Descubrí a Portishead hace un año, mientras hacia un master en Política Internacional muy cerca a Bristol, de donde es la banda. Hay algo sublime en la conjunción de la voz triste de Beth Gibbons y la música electrónica pausada y rítmica que la acompaña. Portishead es de la familia de Massive Attack, Morcheeba o Björk, artistas inclasificables, que van del trip-hop hasta al rock industrial, haciendo flirteos con el blues y el jazz, en grados distintos, experimentales. No pretendo aquí hacer una “crítica musical” sobre alguno de los discos de Portishead, soy un lego en eso. Más bien pretendo escribir desde el corazón lo que una canción específica del grupo me hace sentir, una canción áspera, extraña pero mística al mismo tiempo: Machine Gun.
Machine Gun tiene una estructura y melodía muy confusa. Hay dos fuerzas sonoras: la voz resquebrajada, sollozante de Gibbons que podría imaginarse como moviéndose lenta y armoniosamente; y una percusión electrónica que irrumpe y se acerca agresivamente a ella, sin dar ninguna tregua, constituyéndose como su opuesto. Son dos fuerzas bien marcadas: una apolínea, delicada y diáfana que expresa con tranquilidad un sentimiento profundo, y otra dionisíaca, salvaje y vital, que no conoce reglas más que las que su propia fuerza impone.
Ambas fuerzas sonoras nunca se mezclan para hacer una sola armonía. No se cruzan, ni si quiera se rozan. Cada una avanza en su propia dimensión, pero, sin embargo, se siente que están muy cerca, que existen en un campo de atracción subyacente.
La voz triste canta que ha visto a un salvador acercarse a su camino en la luz fría del día, pero luego se da cuenta que está sola. La voz no sólo está triste, también teme. Teme estar sola consigo misma, y parece que piensa que las cosas serían distintas si es rescatada, “si el salvador podría ver su interior” y reconocer “el veneno que está en su corazón”. Pero no hay nadie y ella solo se siente “culpable por la voz que obedece”. La canción evoca entonces para mí, el temor a la soledad, más precisamente, el temor al vacío, que a su vez, es el temor a encontrarse con uno mismo.
La fuerza dionisíaca entonces podría ser no real, podría estar solo en la imaginación de la doliente y temerosa voz, a fuerza de escapar de sí misma.
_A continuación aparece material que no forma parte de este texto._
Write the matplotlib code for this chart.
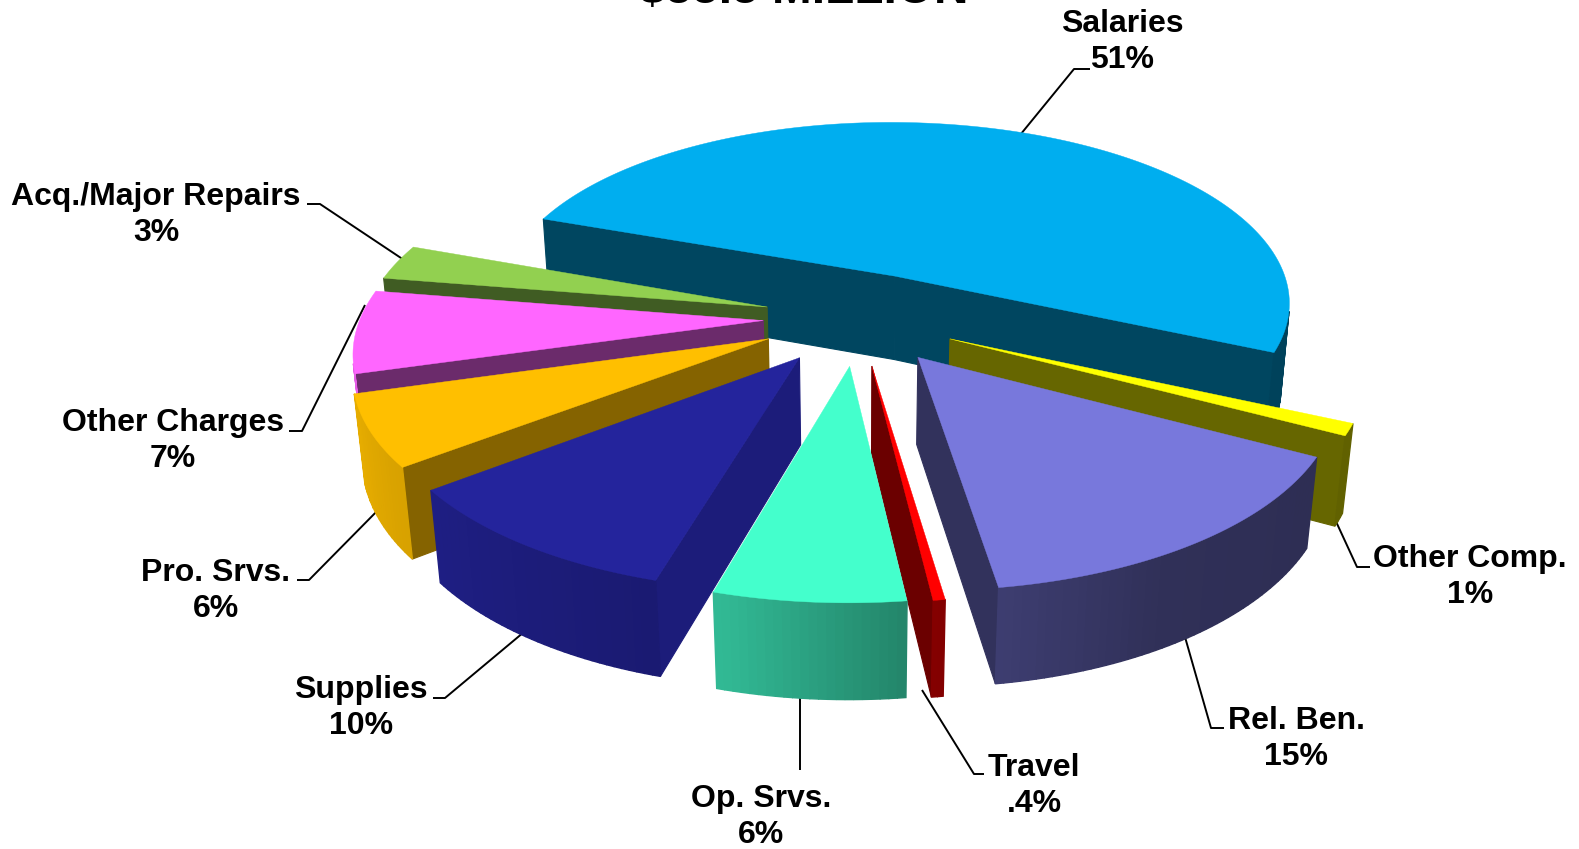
import numpy as np
import matplotlib
matplotlib.use("Agg")
import matplotlib.pyplot as plt

plt.rcParams['font.family'] = ['Liberation Sans', 'DejaVu Sans']

TITLE = "$55.5 MILLION"
names = ['Salaries', 'Other Comp.', 'Rel. Ben.', 'Travel', 'Op. Srvs.',
         'Supplies', 'Pro. Srvs.', 'Other Charges', 'Acq./Major Repairs']
pct_text = ['51%', '1%', '15%', '.4%', '6%', '10%', '6%', '7%', '3%']
values = [51.4, 1, 15, 0.4, 6.4, 10.2, 6, 7, 3]
colors = ['#00AEEF', '#FFFF00', '#7878DC', '#FF0000', '#44FFCC',
          '#24249C', '#FFBF00', '#FF66FF', '#92D050']
wall_shade = [0.40, 0.40, 0.42, 0.42, 0.60, 0.78, 0.52, 0.42, 0.44]
explode = [0.25, 0.25, 0.25, 0.25, 0.25, 0.25, 0.245, 0.235, 0.235]
depth = [1, 1, 1, 1, 1, 1, 1, 0.3, 1]

# label centre and leader line, in pixels
label_pos = [(1122, 42), (1470, 577), (1296, 739), (1034, 786), (761, 817),
             (361, 708), (216, 591), (173, 441), (156, 215)]
leaders = [
    [(1016, 140), (1074, 69), (1090, 69)],
    [(1333, 515), (1357, 567), (1370, 567)],
    [(1183, 630), (1211, 728), (1224, 728)],
    [(922, 690), (974, 774), (984, 774)],
    [(800, 690), (800, 770)],
    [(530, 627), (445, 698), (433, 698)],
    [(385, 503), (309, 580), (297, 580)],
    [(365, 305), (302, 431), (289, 431)],
    [(410, 264), (320, 204), (307, 204)],
]

# projection of the tilted disc
CX, CY = 858, 318
A, B, D = 403, 187, 87
P, Q = 0.144, 0.02
START = 160.0

# wall brightness around the rim
shade_t = [-170, -160, -104, -83, -60, -27, 20]
shade_f = [0.90, 0.90, 0.72, 0.52, 0.40, 0.38, 0.38]


def project(u, v, d=0.0):
    w = 1 + P * v + Q * d
    return CX + A * u / w, CY + (-B * v + D * d) / w


def shoelace(pts):
    x, y = np.array(pts).T
    return np.sum(x * np.roll(y, -1) - np.roll(x, -1) * y)


def rim_shade(t):
    return np.interp(t, shade_t, shade_f)


def darker(color, f):
    r, g, b = matplotlib.colors.to_rgb(color)
    return (r * f, g * f, b * f)


fig = plt.figure(figsize=(15.79, 8.49), dpi=100)
ax = fig.add_axes([0, 0, 1, 1])
ax.set_xlim(0, 1579)
ax.set_ylim(849, 0)
ax.axis('off')

fracs = np.array(values) / sum(values)
ends = START - np.cumsum(fracs) * 360
starts = ends + fracs * 360


def draw_slice(i):
    t1, t2 = ends[i], starts[i]
    d = depth[i]
    mid = np.radians((t1 + t2) / 2)
    ou, ov = explode[i] * np.cos(mid), explode[i] * np.sin(mid)
    ts = np.linspace(t1, t2, max(int(t2 - t1), 2) + 1)
    us = ou + np.cos(np.radians(ts))
    vs = ov + np.sin(np.radians(ts))

    # radial walls first
    for (u0, v0), (u1, v1) in [((ou, ov), (us[0], vs[0])),
                               ((us[-1], vs[-1]), (ou, ov))]:
        quad = [project(u0, v0), project(u1, v1),
                project(u1, v1, d), project(u0, v0, d)]
        if shoelace(quad) > 0:
            c = darker(colors[i], wall_shade[i])
            ax.fill(*zip(*quad), color=c, lw=0.8, zorder=i_z[i])

    # outer wall, one facet at a time for the shading
    for k in range(len(ts) - 1):
        quad = [project(us[k], vs[k]), project(us[k + 1], vs[k + 1]),
                project(us[k + 1], vs[k + 1], d), project(us[k], vs[k], d)]
        if shoelace(quad) > 0:
            c = darker(colors[i], rim_shade((ts[k] + ts[k + 1]) / 2))
            ax.fill(*zip(*quad), color=c, lw=1.0, zorder=i_z[i])

    top = [project(ou, ov)] + [project(u, v) for u, v in zip(us, vs)]
    ax.fill(*zip(*top), color=colors[i], lw=0.3, zorder=i_z[i])


# painter's order, back to front
order = [0, 8, 7, 6, 1, 2, 5, 3, 4]
i_z = {s: n + 1 for n, s in enumerate(order)}
for s in order:
    draw_slice(s)

for pts in leaders:
    ax.plot(*zip(*pts), color='black', lw=1.4, zorder=0.5, solid_capstyle='butt')

for name, pct, (x, y) in zip(names, pct_text, label_pos):
    ax.text(x, y, name + "\n" + pct, ha='center', va='center', fontsize=23,
            fontweight='bold', color='black', linespacing=1.3)

ax.text(804, 3, TITLE, ha='center', va='baseline', fontsize=34.4, fontweight='bold',
        color='black', clip_on=False)

fig.savefig("out.png", dpi=100, facecolor='white')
Al final de la canción irrumpe el sonido de un órgano que bien puede remembrar el apocalípsis o la salvación, en ambos casos, se trata de un final inminente.
No sabremos si la voz encontró lo que buscaba en su propio vacío o en algo o alguien más. Lo que es claro es que nosotros- los que la escuchamos- ya podemos salir del trance.